*Set task:* Reproduce all the material exactly, minus any pictures it holds.

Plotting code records
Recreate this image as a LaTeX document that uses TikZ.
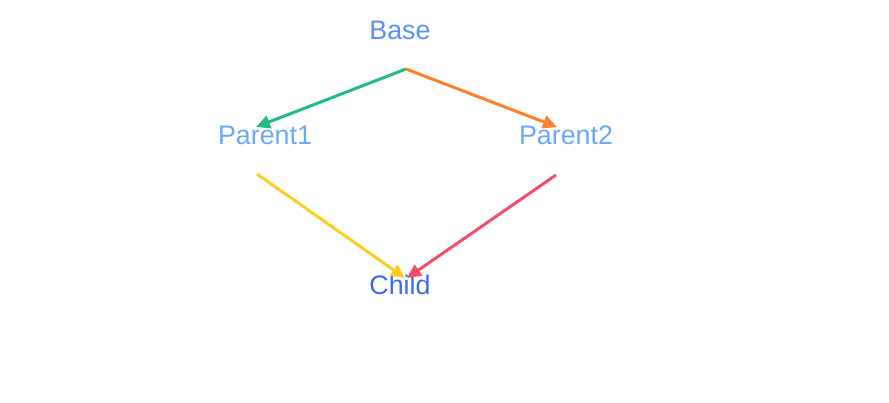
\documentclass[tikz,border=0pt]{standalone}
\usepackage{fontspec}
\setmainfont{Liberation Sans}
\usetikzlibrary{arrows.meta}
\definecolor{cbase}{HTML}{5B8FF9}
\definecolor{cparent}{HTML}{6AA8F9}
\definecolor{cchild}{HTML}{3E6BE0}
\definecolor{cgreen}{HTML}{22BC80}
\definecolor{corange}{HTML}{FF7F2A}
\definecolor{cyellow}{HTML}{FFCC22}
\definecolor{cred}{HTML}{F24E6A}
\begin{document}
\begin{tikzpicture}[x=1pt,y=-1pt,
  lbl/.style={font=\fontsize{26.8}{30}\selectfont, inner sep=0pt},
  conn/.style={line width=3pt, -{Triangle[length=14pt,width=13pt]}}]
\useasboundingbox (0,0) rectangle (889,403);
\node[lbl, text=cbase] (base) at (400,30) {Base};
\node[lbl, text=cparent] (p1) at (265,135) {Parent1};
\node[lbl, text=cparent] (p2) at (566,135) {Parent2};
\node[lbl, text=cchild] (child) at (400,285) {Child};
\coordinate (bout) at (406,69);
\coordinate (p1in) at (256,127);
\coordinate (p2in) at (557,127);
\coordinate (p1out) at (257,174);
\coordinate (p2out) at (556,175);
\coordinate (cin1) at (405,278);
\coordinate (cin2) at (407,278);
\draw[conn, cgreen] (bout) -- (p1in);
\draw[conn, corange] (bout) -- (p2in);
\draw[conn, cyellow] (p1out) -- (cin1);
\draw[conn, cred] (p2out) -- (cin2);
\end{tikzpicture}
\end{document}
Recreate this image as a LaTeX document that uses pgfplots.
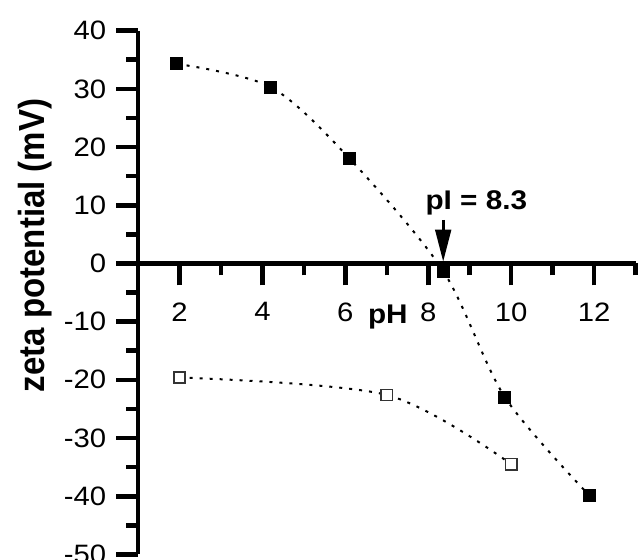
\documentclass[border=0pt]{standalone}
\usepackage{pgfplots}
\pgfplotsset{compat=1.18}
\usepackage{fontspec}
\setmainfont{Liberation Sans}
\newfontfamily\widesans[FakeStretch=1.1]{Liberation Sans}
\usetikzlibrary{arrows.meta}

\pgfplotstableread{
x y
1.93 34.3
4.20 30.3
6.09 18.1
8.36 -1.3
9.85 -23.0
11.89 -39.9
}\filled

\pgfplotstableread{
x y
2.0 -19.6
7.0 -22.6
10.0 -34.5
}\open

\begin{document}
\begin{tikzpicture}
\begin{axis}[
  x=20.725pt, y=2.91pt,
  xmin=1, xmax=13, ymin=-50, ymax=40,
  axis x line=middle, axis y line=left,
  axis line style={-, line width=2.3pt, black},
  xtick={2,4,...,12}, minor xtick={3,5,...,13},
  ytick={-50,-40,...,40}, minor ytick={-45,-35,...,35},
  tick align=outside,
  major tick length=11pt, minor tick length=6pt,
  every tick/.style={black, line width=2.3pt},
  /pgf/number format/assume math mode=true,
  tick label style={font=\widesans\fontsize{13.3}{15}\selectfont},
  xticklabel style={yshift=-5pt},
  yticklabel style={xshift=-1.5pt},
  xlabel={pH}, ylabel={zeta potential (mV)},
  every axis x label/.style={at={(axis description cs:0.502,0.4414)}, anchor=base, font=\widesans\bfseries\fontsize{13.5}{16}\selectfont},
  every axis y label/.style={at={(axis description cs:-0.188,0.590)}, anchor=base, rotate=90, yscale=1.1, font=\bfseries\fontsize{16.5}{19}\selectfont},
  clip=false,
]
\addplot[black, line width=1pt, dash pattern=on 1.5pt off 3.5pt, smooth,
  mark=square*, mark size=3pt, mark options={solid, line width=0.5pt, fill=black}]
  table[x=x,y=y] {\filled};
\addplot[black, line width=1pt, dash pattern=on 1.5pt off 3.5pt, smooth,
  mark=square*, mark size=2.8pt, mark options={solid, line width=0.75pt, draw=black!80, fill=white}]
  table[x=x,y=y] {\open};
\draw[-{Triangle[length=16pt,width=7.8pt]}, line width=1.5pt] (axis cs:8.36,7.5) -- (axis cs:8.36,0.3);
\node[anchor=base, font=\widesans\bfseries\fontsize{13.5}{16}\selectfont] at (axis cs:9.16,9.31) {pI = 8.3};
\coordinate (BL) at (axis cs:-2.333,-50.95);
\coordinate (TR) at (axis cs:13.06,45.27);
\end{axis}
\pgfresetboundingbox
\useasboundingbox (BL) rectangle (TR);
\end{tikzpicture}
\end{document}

*Solution to this exercise:*
Recreate this image as a LaTeX document that uses TikZ.
\documentclass[tikz,border=0pt]{standalone}
\usepackage{fontspec}
\setmainfont{Liberation Sans}
\usetikzlibrary{arrows.meta}
\definecolor{cbase}{HTML}{5B8FF9}
\definecolor{cparent}{HTML}{6AA8F9}
\definecolor{cchild}{HTML}{3E6BE0}
\definecolor{cgreen}{HTML}{22BC80}
\definecolor{corange}{HTML}{FF7F2A}
\definecolor{cyellow}{HTML}{FFCC22}
\definecolor{cred}{HTML}{F24E6A}
\begin{document}
\begin{tikzpicture}[x=1pt,y=-1pt,
  lbl/.style={font=\fontsize{26.8}{30}\selectfont, inner sep=0pt},
  conn/.style={line width=3pt, -{Triangle[length=14pt,width=13pt]}}]
\useasboundingbox (0,0) rectangle (889,403);
\node[lbl, text=cbase] (base) at (400,30) {Base};
\node[lbl, text=cparent] (p1) at (265,135) {Parent1};
\node[lbl, text=cparent] (p2) at (566,135) {Parent2};
\node[lbl, text=cchild] (child) at (400,285) {Child};
\coordinate (bout) at (406,69);
\coordinate (p1in) at (256,127);
\coordinate (p2in) at (557,127);
\coordinate (p1out) at (257,174);
\coordinate (p2out) at (556,175);
\coordinate (cin1) at (405,278);
\coordinate (cin2) at (407,278);
\draw[conn, cgreen] (bout) -- (p1in);
\draw[conn, corange] (bout) -- (p2in);
\draw[conn, cyellow] (p1out) -- (cin1);
\draw[conn, cred] (p2out) -- (cin2);
\end{tikzpicture}
\end{document}
Recreate this image as a LaTeX document that uses pgfplots.
\documentclass[border=0pt]{standalone}
\usepackage{pgfplots}
\pgfplotsset{compat=1.18}
\usepackage{fontspec}
\setmainfont{Liberation Sans}
\newfontfamily\widesans[FakeStretch=1.1]{Liberation Sans}
\usetikzlibrary{arrows.meta}

\pgfplotstableread{
x y
1.93 34.3
4.20 30.3
6.09 18.1
8.36 -1.3
9.85 -23.0
11.89 -39.9
}\filled

\pgfplotstableread{
x y
2.0 -19.6
7.0 -22.6
10.0 -34.5
}\open

\begin{document}
\begin{tikzpicture}
\begin{axis}[
  x=20.725pt, y=2.91pt,
  xmin=1, xmax=13, ymin=-50, ymax=40,
  axis x line=middle, axis y line=left,
  axis line style={-, line width=2.3pt, black},
  xtick={2,4,...,12}, minor xtick={3,5,...,13},
  ytick={-50,-40,...,40}, minor ytick={-45,-35,...,35},
  tick align=outside,
  major tick length=11pt, minor tick length=6pt,
  every tick/.style={black, line width=2.3pt},
  /pgf/number format/assume math mode=true,
  tick label style={font=\widesans\fontsize{13.3}{15}\selectfont},
  xticklabel style={yshift=-5pt},
  yticklabel style={xshift=-1.5pt},
  xlabel={pH}, ylabel={zeta potential (mV)},
  every axis x label/.style={at={(axis description cs:0.502,0.4414)}, anchor=base, font=\widesans\bfseries\fontsize{13.5}{16}\selectfont},
  every axis y label/.style={at={(axis description cs:-0.188,0.590)}, anchor=base, rotate=90, yscale=1.1, font=\bfseries\fontsize{16.5}{19}\selectfont},
  clip=false,
]
\addplot[black, line width=1pt, dash pattern=on 1.5pt off 3.5pt, smooth,
  mark=square*, mark size=3pt, mark options={solid, line width=0.5pt, fill=black}]
  table[x=x,y=y] {\filled};
\addplot[black, line width=1pt, dash pattern=on 1.5pt off 3.5pt, smooth,
  mark=square*, mark size=2.8pt, mark options={solid, line width=0.75pt, draw=black!80, fill=white}]
  table[x=x,y=y] {\open};
\draw[-{Triangle[length=16pt,width=7.8pt]}, line width=1.5pt] (axis cs:8.36,7.5) -- (axis cs:8.36,0.3);
\node[anchor=base, font=\widesans\bfseries\fontsize{13.5}{16}\selectfont] at (axis cs:9.16,9.31) {pI = 8.3};
\coordinate (BL) at (axis cs:-2.333,-50.95);
\coordinate (TR) at (axis cs:13.06,45.27);
\end{axis}
\pgfresetboundingbox
\useasboundingbox (BL) rectangle (TR);
\end{tikzpicture}
\end{document}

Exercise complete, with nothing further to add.